Definition:Actuarial reserve review

🔎 Actuarial reserve review is the systematic examination and validation of the reserves held by an insurance company to meet its future policyholder obligations, conducted by qualified actuaries using recognized methodologies and professional standards. Reserves represent one of the largest items on an insurer's balance sheet — for both life and non-life lines — and their adequacy directly determines whether the company can honor its promises. The review may be performed internally by the insurer's own actuarial team, by an appointed actuary required under statute, or by external consultants engaged for independent validation, regulatory compliance, or transaction due diligence.

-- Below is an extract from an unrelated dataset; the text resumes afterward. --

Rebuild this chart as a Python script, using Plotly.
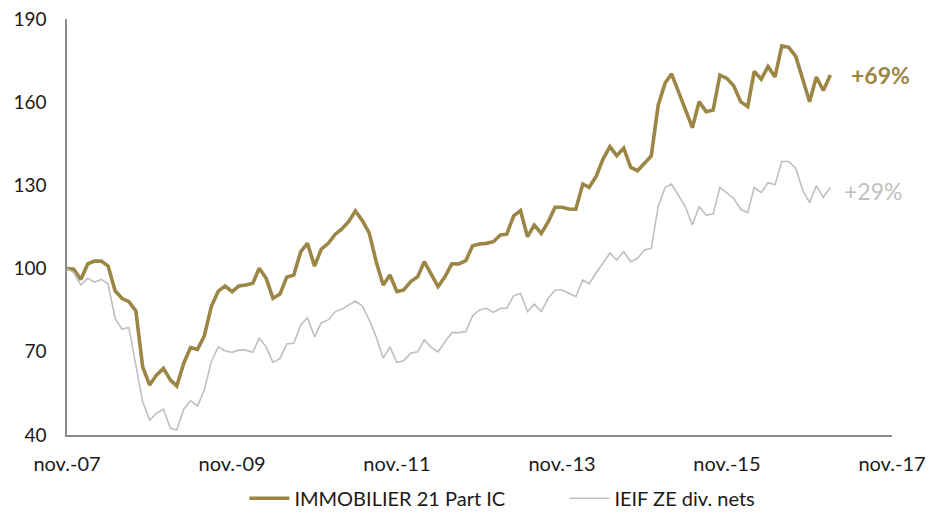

⚙️ During a reserve review, actuaries evaluate the methods, assumptions, and data underlying the current booked reserves and assess whether they remain appropriate. For property and casualty business, this typically involves analyzing loss development patterns through techniques such as chain-ladder, Bornhuetter-Ferguson, and frequency-severity models, then comparing projections against carried reserves. For life and health portfolios, the review examines mortality, morbidity, lapse, and expense assumptions embedded in the technical provisions, often stress-testing them under alternative scenarios. The applicable regulatory framework heavily shapes the process: a U.S. review may follow statutory requirements and guidance from the Actuarial Standards Board, while reviews in Solvency II jurisdictions must address the risk margin and best-estimate liability under that regime, and carriers reporting under IFRS 17 must evaluate the contractual service margin and discount rate assumptions.

📊 Regular and rigorous reserve reviews serve as an early warning system for financial deterioration. Adverse development — where actual claims experience exceeds prior expectations — can erode surplus, trigger rating downgrades, and in severe cases threaten solvency. High-profile reserve strengthening events, such as those experienced by major Lloyd's syndicates during the asbestos and environmental liability crises, underscore the consequences of inadequate reserving. Beyond regulatory compliance, reserve reviews play a pivotal role in M&A transactions, where a buyer's actuaries independently evaluate the target's reserves to price the deal and structure protections such as loss portfolio transfers. For reinsurers, the reserve review process carries additional complexity, as they must rely on cedant-reported data that may lag or differ in granularity from direct insurer records.